This Israeli growth plan is at war with
the two state solution. This will vastly complicate future attempts to
resolve
the conflict by both preventing the establishment of a viable
Palestinian
capital in Arab East Jerusalem and
obstructing
the territorial contiguity of a Palestinian state.
Palestinian
Refugees:
Many Palestinians live as "refugees",
primarily the descendants of original 1948 and 1967 War refugees. They
include
450,000 in Lebanon,
275,000
in Syria and
uncounted
hundreds of thousands in Jordan.
There is No possibility of Palestinian refugees moving into Israel
since that negates the two
state idea. And yet no significant Palestinian leader has had the
courage to
publicly state that. That problem can only be solved with some moving
to the
State of Palestine,
some being incorporated into the neighboring Arab states and some
monetary
compensation.
The
Economy:
The motto of Bill Clinton in his
election for presidency in 1992 was ‘it’s the economy, stupid’; this
applies
not only to America
but most of the world including Gaza and the West Bank. No one seems to
have a
solution to that problem. Young people are the pool of suicide bombers
– young
people have not seen life and therefore do not understand death. The
economic
situation is intricately with the security situation.

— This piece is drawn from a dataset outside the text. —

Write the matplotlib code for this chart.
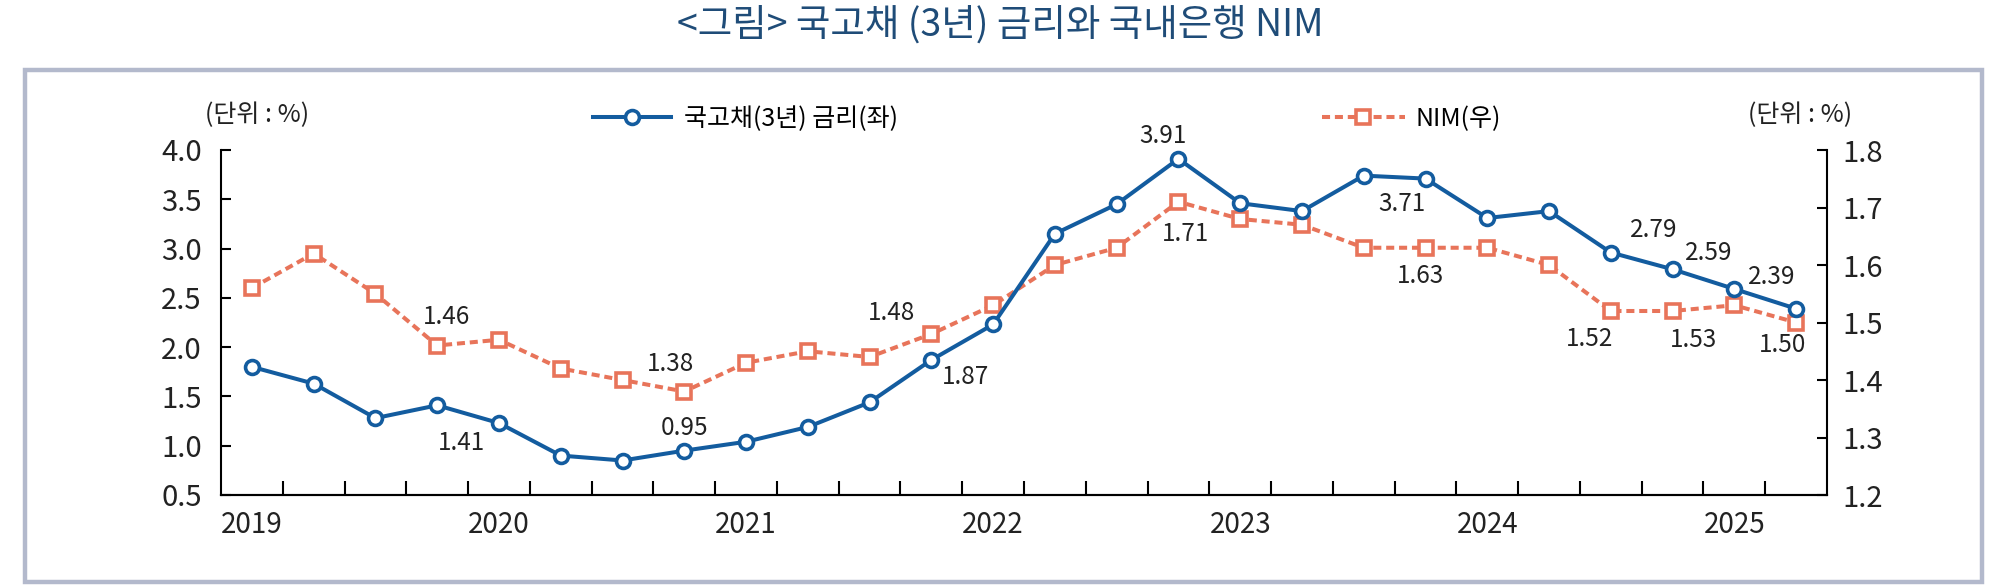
import matplotlib.pyplot as plt
import numpy as np
from matplotlib.patches import Rectangle

plt.rcParams['font.family'] = ['Noto Sans CJK KR', 'DejaVu Sans']

# quarterly, 2019 Q1 .. 2025 Q2
years = ['2019', '2020', '2021', '2022', '2023', '2024', '2025']
ktb = [1.80, 1.63, 1.28, 1.41, 1.23, 0.90, 0.85, 0.95, 1.04, 1.19, 1.44, 1.87, 2.23,
       3.15, 3.45, 3.91, 3.46, 3.38, 3.74, 3.71, 3.31, 3.38, 2.96, 2.79, 2.59, 2.39]
nim = [1.56, 1.62, 1.55, 1.46, 1.47, 1.42, 1.40, 1.38, 1.43, 1.45, 1.44, 1.48, 1.53,
       1.60, 1.63, 1.71, 1.68, 1.67, 1.63, 1.63, 1.63, 1.60, 1.52, 1.52, 1.53, 1.50]

# which points get a value label, and where the label sits (pixels from point)
ktb_lab = [3, 7, 11, 15, 19, 23, 24, 25]
ktb_off = [(24, -38), (0, 23), (34, -17), (-15, 23), (-24, -25), (-19, 39), (-26, 36), (-24, 32)]
nim_lab = [3, 7, 11, 15, 19, 22, 24, 25]
nim_off = [(9, 29), (-14, 28), (-40, 21), (7, -32), (-5, -28), (-21, -28), (-41, -35), (-14, -22)]

blue = '#135c9f'
orange = '#e8745a'
txt = '#222222'

fig = plt.figure(figsize=(20, 5.88), dpi=100)
fig.patches.append(Rectangle((25 / 2000, 1 - 582 / 588), 1957 / 2000, 512 / 588,
                             transform=fig.transFigure, fill=False,
                             edgecolor='#b3b9cc', linewidth=3.2))

fig.text(0.5, 1 - 25 / 588, '<그림> 국고채 (3년) 금리와 국내은행 NIM', ha='center', va='center',
         fontsize=27, color='#1f4c78')

ax = fig.add_axes([221 / 2000, 1 - 495 / 588, 1606 / 2000, 345 / 588])
ax2 = ax.twinx()
ax.set_zorder(ax2.get_zorder() + 1)
ax.patch.set_visible(False)

x = np.arange(len(ktb))
l1, = ax.plot(x, ktb, color=blue, lw=2.9, marker='o', ms=10, mfc='white', mew=2.6,
              label='국고채(3년) 금리(좌)')
l2, = ax2.plot(x, nim, color=orange, lw=2.9, ls=(0, (2, 1.2)), marker='s', ms=9.5,
               mfc='white', mew=2.6, label='NIM(우)')

for i, (dx, dy) in zip(ktb_lab, ktb_off):
    ax.annotate(f'{ktb[i]:.2f}', xy=(i, ktb[i]), xytext=(dx, dy), textcoords='offset pixels',
                ha='center', va='center', fontsize=17.5, color=txt)
for i, (dx, dy) in zip(nim_lab, nim_off):
    ax2.annotate(f'{nim[i]:.2f}', xy=(i, nim[i]), xytext=(dx, dy), textcoords='offset pixels',
                 ha='center', va='center', fontsize=17.5, color=txt)

ax.set_xlim(-0.5, len(ktb) - 0.5)
ax.set_ylim(0.5, 4.0)
ax2.set_ylim(1.2, 1.8)
ax.set_yticks(np.arange(0.5, 4.01, 0.5))
ax.set_yticklabels([f'{v:.1f}' for v in np.arange(0.5, 4.01, 0.5)])
ax2.set_yticks(np.arange(1.2, 1.801, 0.1))
ax2.set_yticklabels([f'{v:.1f}' for v in np.arange(1.2, 1.801, 0.1)])

ax.set_xticks(np.arange(0, len(ktb), 4))
ax.set_xticklabels(years)
ax.set_xticks(np.arange(0.5, len(ktb) - 1, 1), minor=True)
ax.tick_params(axis='x', which='major', length=0, pad=11, labelsize=20, labelcolor=txt)
ax.tick_params(axis='x', which='minor', direction='in', length=10, width=1.5)
ax.tick_params(axis='y', direction='in', length=7, width=1.5, pad=14, labelsize=21, labelcolor=txt)
ax2.tick_params(axis='y', direction='in', length=7, width=1.5, pad=11, labelsize=21, labelcolor=txt)

for a in (ax, ax2):
    a.spines['top'].set_visible(False)
    for s in ('left', 'right', 'bottom'):
        a.spines[s].set_linewidth(1.5)
ax2.spines['left'].set_visible(False)
ax.spines['right'].set_visible(False)

leg1 = ax.legend(handles=[l1], loc='center left', bbox_to_anchor=(593 / 2000, 1 - 119 / 588),
                 bbox_transform=fig.transFigure, frameon=False, fontsize=18, handlelength=3.1,
                 handletextpad=0.55, borderpad=0, borderaxespad=0)
ax.add_artist(leg1)
ax.legend(handles=[l2], loc='center left', bbox_to_anchor=(1322 / 2000, 1 - 119 / 588),
          bbox_transform=fig.transFigure, frameon=False, fontsize=18, handlelength=3.3,
          handletextpad=0.45, borderpad=0, borderaxespad=0)

fig.text(257 / 2000, 1 - 115 / 588, '(단위 : %)', ha='center', va='center', fontsize=18, color=txt)
fig.text(1800 / 2000, 1 - 115 / 588, '(단위 : %)', ha='center', va='center', fontsize=18, color=txt)

fig.savefig('out.png', dpi=100)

Prior to the disengagement the number
one priority for the Palestinian people was the end of occupation.
Today
according to Khalil Shikaki, Director of the Palestinian Center for
Policy and
Survey Research their top priority now is for an improvement in the
economic life
in the Palestinian areas, with an end to political corruption, and an
end to
the occupation falling [in polls] far behind. “For the first time,
after the Gaza
disengagement, we
have economics coming on top… And the second one is in fact a virtual
tie between
fighting corruption and fighting occupation.”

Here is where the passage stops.